I’ve also found some other sheets which are called Residual Worksheets that seem to my (un-mathematical) mind to define how much all the artistes working on the movie got in terms of percentages for their involvement. Now, discretion forbids me from mentioning who got what exactly. Safe to say that the five principles obviously received an enormously greater whack than any other performers. There are some others that aren’t even listed on call sheets, payment statements, or indeed in the film's credits who nevertheless still attend autograph conventions and charge money for their signatures. But I know who you are and unless £1,000 in used notes is left for me behind the cistern in the third cubicle of the public toilets at Victoria station in London when this book is published, I’m going to the press. OK?

In the unholy gaps between set-ups for shots back in Jabba’s fun palace, we had time to be divested of the heavier and most heat-inducing elements of our costumes and were thus free to have a peek around the rest of the set. I saw Harrison Ford sitting off to one side in a canvas chair with his name stencilled on the back, studying his script and looking intense in an actorly kind of way. I wanted to go up to him and say: “Hey, Hal, old buddy, lighten up, huh? This is not exactly Hamlet, right?” But my natural courtesy protocols and the fear of a serious beating precluded that one, but I did have the courage to ask him for his autograph. He obliged in a surly kind of “Sure, kid” way so familiar from his portrayal of Han Solo, then looked me up and down and said: “Hey son, nice furry trousers!” I stammered out that these were actually part of my costume and that I was in the movie too! Was he impressed in any way? No. Did I just make up that last exchange? Yes.

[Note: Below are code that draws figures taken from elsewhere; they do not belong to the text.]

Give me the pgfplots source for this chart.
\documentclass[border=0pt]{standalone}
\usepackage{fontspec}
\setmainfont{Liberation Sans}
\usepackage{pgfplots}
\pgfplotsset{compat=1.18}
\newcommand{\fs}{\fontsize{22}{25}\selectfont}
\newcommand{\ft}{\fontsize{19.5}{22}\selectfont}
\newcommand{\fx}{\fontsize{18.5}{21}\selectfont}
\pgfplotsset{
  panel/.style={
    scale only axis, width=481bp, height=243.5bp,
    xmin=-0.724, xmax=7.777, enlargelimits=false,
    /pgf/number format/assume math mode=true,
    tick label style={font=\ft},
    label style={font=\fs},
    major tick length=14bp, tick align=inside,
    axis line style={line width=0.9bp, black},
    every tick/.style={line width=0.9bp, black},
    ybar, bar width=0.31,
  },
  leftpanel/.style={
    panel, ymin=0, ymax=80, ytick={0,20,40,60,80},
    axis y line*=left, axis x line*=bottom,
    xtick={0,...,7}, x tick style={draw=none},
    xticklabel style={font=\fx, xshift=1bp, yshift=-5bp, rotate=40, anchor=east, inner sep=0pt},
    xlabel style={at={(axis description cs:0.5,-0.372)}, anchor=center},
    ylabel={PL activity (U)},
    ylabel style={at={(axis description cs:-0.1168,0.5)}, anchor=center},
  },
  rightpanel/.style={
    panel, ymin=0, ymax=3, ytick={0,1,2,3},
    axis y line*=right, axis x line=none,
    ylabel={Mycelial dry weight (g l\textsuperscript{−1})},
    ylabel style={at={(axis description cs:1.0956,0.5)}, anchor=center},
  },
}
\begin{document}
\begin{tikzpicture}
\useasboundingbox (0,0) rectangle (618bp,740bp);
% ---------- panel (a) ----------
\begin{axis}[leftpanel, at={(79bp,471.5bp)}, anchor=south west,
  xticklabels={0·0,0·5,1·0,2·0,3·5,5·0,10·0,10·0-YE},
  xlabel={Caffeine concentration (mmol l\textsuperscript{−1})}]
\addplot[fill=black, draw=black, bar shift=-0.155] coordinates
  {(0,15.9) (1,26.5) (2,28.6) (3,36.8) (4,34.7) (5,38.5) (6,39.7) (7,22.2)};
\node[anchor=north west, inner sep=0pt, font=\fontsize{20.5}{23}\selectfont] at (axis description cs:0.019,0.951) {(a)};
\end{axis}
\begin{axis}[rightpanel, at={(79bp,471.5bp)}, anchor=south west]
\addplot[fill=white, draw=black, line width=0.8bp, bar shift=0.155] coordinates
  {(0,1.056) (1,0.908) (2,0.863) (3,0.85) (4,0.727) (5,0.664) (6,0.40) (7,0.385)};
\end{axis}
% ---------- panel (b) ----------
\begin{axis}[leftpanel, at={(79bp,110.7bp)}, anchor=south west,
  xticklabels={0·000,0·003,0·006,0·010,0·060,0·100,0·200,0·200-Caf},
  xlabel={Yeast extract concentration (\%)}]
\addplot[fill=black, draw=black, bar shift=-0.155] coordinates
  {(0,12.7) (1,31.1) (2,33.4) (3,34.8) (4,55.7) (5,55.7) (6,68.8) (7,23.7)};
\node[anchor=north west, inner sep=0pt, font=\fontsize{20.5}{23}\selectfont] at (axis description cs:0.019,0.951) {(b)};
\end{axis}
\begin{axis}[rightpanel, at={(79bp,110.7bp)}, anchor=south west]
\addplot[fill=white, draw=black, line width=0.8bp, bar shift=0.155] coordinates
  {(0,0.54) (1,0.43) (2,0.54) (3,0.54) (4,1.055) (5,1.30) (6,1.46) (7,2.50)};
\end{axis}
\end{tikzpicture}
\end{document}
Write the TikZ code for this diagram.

His scribbled signature was clutched in my hand all the way back to the dressing room because it was supposed to be a kind of “Hey darling, look what I’ve got you!” gift for my girlfriend at the time. Girls like that kind of gesture believe me. The only problem was, I lost it somewhere between here and there, and costume donning, etc. Oh God, I can’t go back and ask him again, can I? He’s going to think I’m some kind of stalker. So I didn’t and had to bite my lip when “She Who Must Be Obeyed” asked me tentatively a few nights later if I’d actually met (gulp) Harrison Ford? “Erm…yeah, he was around. But you know, he’s very private and I er..didn’t want to intrude.” “Oh…”, which was followed by that silent kind of meowing thought that girls produce when they feel that their partner has somehow let them down. Whoops! And keep that little failure to your self, I thought.

Now it’s time to introduce Mark Hamill as Luke Skywalker into the on-set action. He’s become a fully-fledged Jedi Knight since Episode V and as such has come to sort out old “Pizza The Hutt” once and for all. So now all of us featured creatures are back into our previous positions from Scene 1 and we settle down to watch the action unfold. Again. And again. And again".